It took Pearson months to align the resulting 12,500 JWST images of the Orion nebula, pixel by pixel. The formidable task was frustrated by the telescope’s exquisite sensitivity: Many of the faint objects typically used as landmarks blinded JWST’s ultra-sensitive eye.
“The brown dwarfs that are normally difficult to see were wiping out bits of the detector,” he said. It was “just not a problem I’ve ever encountered with any other telescope.”
After completing the cosmic mosaic, Pearson was rewarded with an abundance of the mysterious worlds he sought: More than 500 free-floating objects of a few Jupiter masses speckled the Orion nebula. But the real surprise was that, when he looked closely, he saw something that initially didn’t make much sense. Some of the blobs of light were pairs of Jupiter-mass objects. In all, he counted 42 pairs of whirling Jupiters — a striking number.
“Hang on, why is there all this faint stuff in pairs?” Pearson recalled wondering. “Then the penny dropped, and we realized we should look at this very carefully.”
From a theoretical perspective, these duos seemed nearly impossible. They were unlikely to be punted planets; when one planet kicks another out of a stellar system, the ejected planet almost always flies off alone. But they couldn’t be stars either, since many of them weighed as little as a single Jupiter — a mass too light for the object to have formed directly from a collapsing gas cloud. The team dubbed their mystery duos Jupiter Mass Binary Objects, or JUMBOs for short, and described them in a preprint posted on October 2.
The JUMBOs caught experts in both star and planet formation flat-footed. “This has not been predicted at all. There are no existing theories where we would have expected these wide, free-floating planetary objects in these numbers,” said Matthew Bate, an astrophysicist at the University of Exeter specializing in star formation.
Astronomers had previously observed that although many massive stars twirl through space with partners, the percentage of coupled-off stars falls with their mass. “We usually expect trends to continue,” van der Marel said. Thus, she said, the percentage of Jupiter-mass objects in pairs “should go to zero.” Leaping up to 10% hadn’t been on anyone’s JWST bingo card.

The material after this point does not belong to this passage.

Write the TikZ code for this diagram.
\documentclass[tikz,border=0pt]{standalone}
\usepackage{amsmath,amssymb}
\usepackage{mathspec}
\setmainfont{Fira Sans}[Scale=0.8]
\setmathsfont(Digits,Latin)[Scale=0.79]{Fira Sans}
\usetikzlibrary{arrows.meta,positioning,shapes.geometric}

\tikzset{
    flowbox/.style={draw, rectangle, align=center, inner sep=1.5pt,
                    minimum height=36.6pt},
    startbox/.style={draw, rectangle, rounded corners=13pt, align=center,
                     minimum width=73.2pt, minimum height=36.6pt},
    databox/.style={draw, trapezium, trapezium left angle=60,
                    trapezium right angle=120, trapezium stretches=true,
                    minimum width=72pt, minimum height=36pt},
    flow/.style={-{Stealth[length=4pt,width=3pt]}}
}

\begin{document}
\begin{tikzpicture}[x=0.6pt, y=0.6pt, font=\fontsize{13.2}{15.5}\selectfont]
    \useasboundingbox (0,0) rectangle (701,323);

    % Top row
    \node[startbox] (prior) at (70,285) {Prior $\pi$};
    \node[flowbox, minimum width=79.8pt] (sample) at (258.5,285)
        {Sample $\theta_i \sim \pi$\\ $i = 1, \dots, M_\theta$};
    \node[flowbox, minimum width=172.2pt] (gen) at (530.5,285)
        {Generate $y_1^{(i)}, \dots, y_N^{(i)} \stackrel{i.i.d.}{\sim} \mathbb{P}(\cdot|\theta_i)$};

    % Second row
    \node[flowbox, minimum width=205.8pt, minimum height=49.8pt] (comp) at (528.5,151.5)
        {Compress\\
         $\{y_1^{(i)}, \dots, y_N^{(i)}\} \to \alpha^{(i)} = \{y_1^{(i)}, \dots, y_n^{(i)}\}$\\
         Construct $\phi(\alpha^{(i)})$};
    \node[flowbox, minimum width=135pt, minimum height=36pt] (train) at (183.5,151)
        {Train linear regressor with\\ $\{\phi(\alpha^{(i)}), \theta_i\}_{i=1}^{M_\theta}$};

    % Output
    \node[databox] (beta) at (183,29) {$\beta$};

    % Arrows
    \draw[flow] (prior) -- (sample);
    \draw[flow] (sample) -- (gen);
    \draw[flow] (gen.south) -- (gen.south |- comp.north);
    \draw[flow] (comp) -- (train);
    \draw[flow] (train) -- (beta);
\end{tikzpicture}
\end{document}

The catch is that at least some of the JUMBOs are probably mirages. The deeper an object lies in a dusty environment (and the Orion nebula is extremely dusty), the tougher it is to distinguish it from a distant, more massive star behind the nebula, which would be expected to have a partner. In previous studies, between 20% and 80% of what looked like free-floating worlds turned out to be vanilla stars. “One needs to be a bit cautious at the moment,” Miret Roig said.
In the spring, Pearson and McCaughrean will use JWST to again observe their batch of free-floating worlds, this time in a richer spectrum of colors. These follow-up observations will help confirm which JUMBOs are real by looking for traces of methane or water in their atmospheres, a telltale signature of Jupiter-mass worlds.
“Once you’ve got spectra,” Pearson said, “there’s basically no place to hide.”
Speedy Simulations
Even without confirmation, theorists are already racing to explain these perplexing worlds.
Rosalba Perna, an astrophysicist at Stony Brook University, heard about Orion’s JUMBOs in the news, before she even read Pearson’s paper. Perna and Yihan Wang of the University of Nevada, Las Vegas had been studying what happens when a star flies past another solar system. They had focused mainly on simulating systems with a single giant planet. But the JUMBOs got Perna wondering: What if there were two giant planets? She called up Wang and asked him to see what would happen if he stuck a second Jupiter into the simulations.
Wang set up his program to hurl digital stars at countless two-Jupiter stellar systems from all angles. He also set up the software to notify him if the “intruder” star sent both planets careening off into space together — creating a JUMBO. Then he sent the code off to a computing cluster at his university and went to lunch.
When Wang returned to his office and checked his computer, he found a list of alerts reading “binary planet formed!!!”
From tens of billions of simulations, the team saw that booting pairs of Jupiters was relatively easy if the planets happened to be quite close together when the marauding star swept by. This happened especially often for neighbors with tightly spaced orbits (think Uranus and Neptune). In such cases, up to 20 out of 100 ejections produced JUMBOs (the other 80 produced single planets) — more than enough to account for the 10% rate Pearson had seen in Orion. But for planets with more distantly spaced orbits (think Jupiter-Neptune), almost all ejections resulted in lone planets.
With input from Wang’s colleague Zhaohuan Zhu, the group worked around the clock (and in one case during a flight to Europe). The trio wrote up their results and posted a preprint on October 9, one week after the JUMBO find.
“The speed at which they wrote that is slightly frightening,” Pearson said.
Other theoretical astrophysicists have yet to fully digest the new results, but they find them plausible — and surprising. “I didn’t think [making a free-floating pair of planets] was possible to do from an ejection point of view,” Raymond said. “But then this paper came out.”